WHAT IS ASKED:
What is to be printed is the span of lines starting at the one containing "Clone this chart in D3.js." and ending at the one containing "4.7, null, 21.8];", reproduced exactly with pictures left out.

ENTRIES SHOWN:
'''

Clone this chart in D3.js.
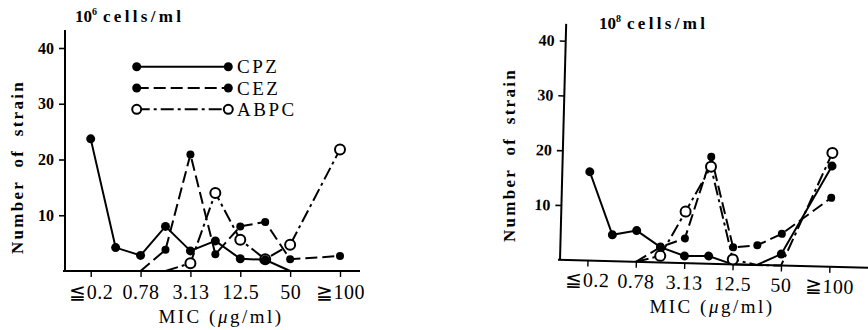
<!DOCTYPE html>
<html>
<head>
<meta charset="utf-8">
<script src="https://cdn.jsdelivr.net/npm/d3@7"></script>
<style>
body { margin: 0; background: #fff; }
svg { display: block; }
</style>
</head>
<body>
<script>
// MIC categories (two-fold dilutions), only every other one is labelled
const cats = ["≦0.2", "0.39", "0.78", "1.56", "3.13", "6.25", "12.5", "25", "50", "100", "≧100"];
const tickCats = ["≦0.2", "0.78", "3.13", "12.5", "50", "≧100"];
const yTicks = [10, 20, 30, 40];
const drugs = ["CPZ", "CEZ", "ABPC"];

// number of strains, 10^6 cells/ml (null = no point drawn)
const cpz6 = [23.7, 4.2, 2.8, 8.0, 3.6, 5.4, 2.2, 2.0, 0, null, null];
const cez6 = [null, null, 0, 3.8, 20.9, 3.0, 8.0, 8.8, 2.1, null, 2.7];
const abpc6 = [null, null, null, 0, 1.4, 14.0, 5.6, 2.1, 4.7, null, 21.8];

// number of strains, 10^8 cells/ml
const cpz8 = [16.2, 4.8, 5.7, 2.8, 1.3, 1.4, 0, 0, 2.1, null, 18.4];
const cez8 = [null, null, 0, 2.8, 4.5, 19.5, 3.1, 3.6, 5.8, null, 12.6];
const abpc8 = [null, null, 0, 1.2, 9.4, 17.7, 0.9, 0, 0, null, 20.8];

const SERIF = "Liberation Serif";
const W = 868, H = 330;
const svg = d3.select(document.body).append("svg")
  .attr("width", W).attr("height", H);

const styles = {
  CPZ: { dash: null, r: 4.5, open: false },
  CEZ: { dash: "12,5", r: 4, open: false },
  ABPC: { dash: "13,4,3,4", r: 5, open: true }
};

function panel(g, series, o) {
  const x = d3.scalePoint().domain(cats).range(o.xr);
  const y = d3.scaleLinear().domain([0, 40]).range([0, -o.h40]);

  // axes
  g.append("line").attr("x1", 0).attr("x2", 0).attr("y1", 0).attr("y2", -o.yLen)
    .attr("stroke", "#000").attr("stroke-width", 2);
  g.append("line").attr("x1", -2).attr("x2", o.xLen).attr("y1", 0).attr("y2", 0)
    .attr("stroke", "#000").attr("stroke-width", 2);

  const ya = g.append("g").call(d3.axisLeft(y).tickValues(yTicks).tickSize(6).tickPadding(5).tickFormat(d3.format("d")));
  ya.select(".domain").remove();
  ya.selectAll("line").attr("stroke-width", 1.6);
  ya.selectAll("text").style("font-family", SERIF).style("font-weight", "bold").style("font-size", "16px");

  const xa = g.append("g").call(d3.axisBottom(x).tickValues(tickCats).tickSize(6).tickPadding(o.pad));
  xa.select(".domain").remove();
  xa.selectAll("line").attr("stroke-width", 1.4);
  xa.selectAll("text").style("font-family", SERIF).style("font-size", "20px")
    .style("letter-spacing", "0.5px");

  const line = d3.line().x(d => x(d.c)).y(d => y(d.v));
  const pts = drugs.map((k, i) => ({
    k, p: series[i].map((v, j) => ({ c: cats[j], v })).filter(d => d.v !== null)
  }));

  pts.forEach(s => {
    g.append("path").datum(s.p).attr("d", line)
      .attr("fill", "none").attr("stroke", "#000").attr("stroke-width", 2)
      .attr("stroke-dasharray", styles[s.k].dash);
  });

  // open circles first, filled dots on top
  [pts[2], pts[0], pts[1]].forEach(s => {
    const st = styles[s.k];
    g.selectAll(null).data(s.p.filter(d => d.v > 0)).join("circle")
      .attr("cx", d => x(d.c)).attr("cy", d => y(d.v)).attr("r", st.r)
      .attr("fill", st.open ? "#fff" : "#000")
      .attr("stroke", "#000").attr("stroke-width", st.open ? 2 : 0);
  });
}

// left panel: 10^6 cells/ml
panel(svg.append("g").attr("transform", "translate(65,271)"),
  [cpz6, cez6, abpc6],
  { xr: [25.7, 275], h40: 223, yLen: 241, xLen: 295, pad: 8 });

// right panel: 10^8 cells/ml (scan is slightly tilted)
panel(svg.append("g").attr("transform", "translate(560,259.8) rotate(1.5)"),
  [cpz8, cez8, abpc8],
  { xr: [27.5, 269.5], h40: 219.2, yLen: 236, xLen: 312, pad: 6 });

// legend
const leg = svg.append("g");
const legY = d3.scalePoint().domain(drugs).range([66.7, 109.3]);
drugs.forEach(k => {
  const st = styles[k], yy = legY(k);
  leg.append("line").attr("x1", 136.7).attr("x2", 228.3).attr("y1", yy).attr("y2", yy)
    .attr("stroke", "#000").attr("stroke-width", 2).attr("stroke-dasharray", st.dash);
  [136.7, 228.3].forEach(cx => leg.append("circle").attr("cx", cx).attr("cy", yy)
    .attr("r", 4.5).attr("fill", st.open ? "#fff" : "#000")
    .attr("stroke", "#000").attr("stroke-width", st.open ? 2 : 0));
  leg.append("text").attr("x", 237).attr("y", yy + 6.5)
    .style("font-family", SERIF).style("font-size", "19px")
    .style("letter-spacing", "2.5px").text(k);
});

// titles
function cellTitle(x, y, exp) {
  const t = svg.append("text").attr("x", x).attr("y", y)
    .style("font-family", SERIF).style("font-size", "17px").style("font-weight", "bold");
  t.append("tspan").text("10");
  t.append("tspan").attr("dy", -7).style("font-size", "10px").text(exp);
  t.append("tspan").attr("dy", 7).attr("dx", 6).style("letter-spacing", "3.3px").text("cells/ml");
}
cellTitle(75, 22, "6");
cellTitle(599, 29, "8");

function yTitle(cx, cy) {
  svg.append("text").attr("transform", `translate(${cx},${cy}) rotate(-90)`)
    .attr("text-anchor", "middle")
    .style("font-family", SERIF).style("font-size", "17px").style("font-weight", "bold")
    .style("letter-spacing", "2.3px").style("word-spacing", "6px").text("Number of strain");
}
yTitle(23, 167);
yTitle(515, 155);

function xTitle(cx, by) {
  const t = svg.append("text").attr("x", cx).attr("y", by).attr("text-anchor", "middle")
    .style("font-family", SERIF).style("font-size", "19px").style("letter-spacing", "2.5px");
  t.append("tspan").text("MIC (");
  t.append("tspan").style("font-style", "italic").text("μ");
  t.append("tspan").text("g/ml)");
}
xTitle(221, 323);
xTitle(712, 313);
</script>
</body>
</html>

'''
'''

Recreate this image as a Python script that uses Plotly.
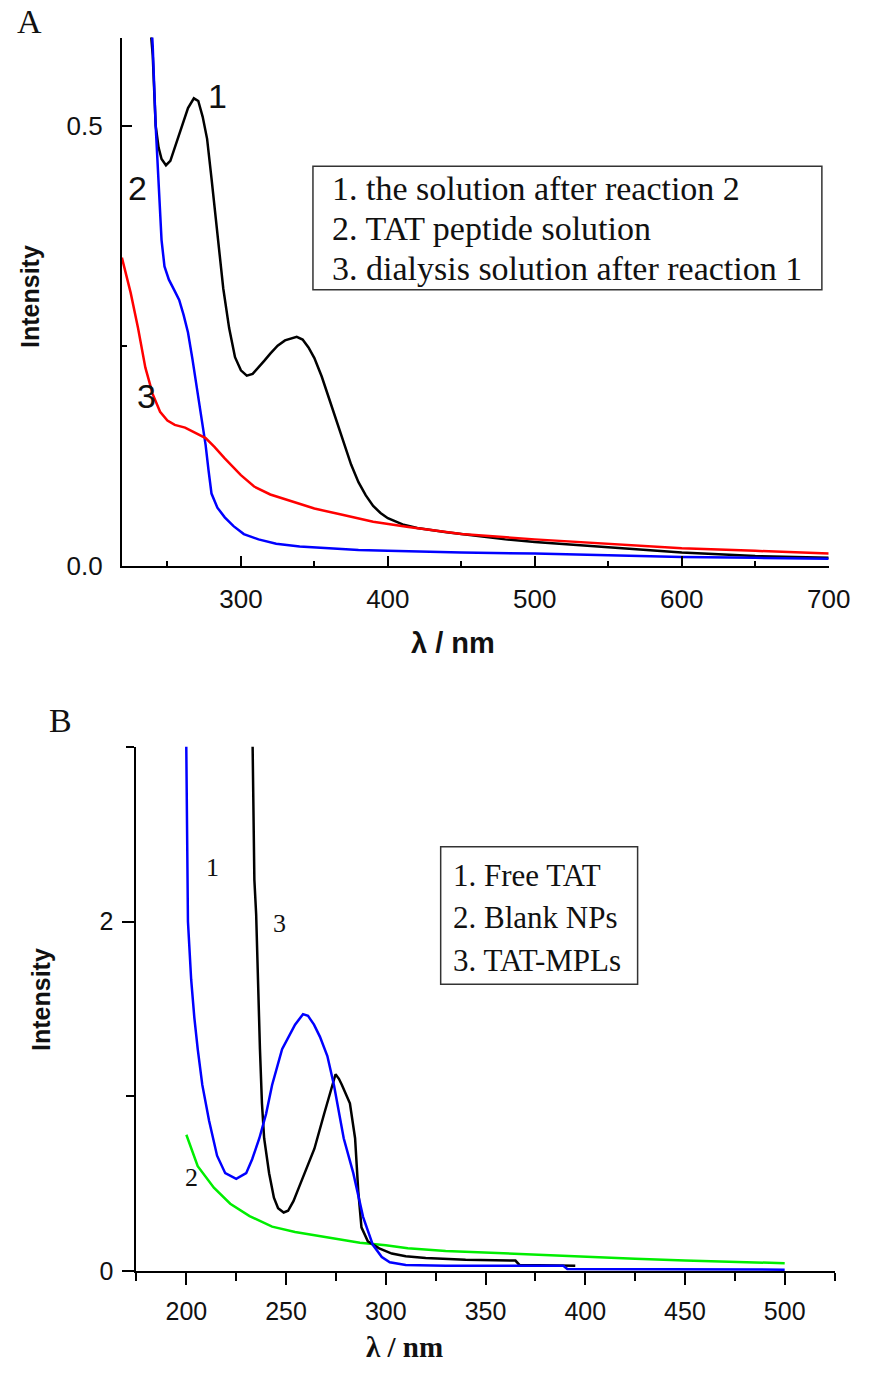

'''

PROBLEM SOLUTION:
Clone this chart in D3.js.
<!DOCTYPE html>
<html>
<head>
<meta charset="utf-8">
<script src="https://cdn.jsdelivr.net/npm/d3@7"></script>
<style>
body { margin: 0; background: #fff; }
svg { display: block; }
</style>
</head>
<body>
<script>
// MIC categories (two-fold dilutions), only every other one is labelled
const cats = ["≦0.2", "0.39", "0.78", "1.56", "3.13", "6.25", "12.5", "25", "50", "100", "≧100"];
const tickCats = ["≦0.2", "0.78", "3.13", "12.5", "50", "≧100"];
const yTicks = [10, 20, 30, 40];
const drugs = ["CPZ", "CEZ", "ABPC"];

// number of strains, 10^6 cells/ml (null = no point drawn)
const cpz6 = [23.7, 4.2, 2.8, 8.0, 3.6, 5.4, 2.2, 2.0, 0, null, null];
const cez6 = [null, null, 0, 3.8, 20.9, 3.0, 8.0, 8.8, 2.1, null, 2.7];
const abpc6 = [null, null, null, 0, 1.4, 14.0, 5.6, 2.1, 4.7, null, 21.8];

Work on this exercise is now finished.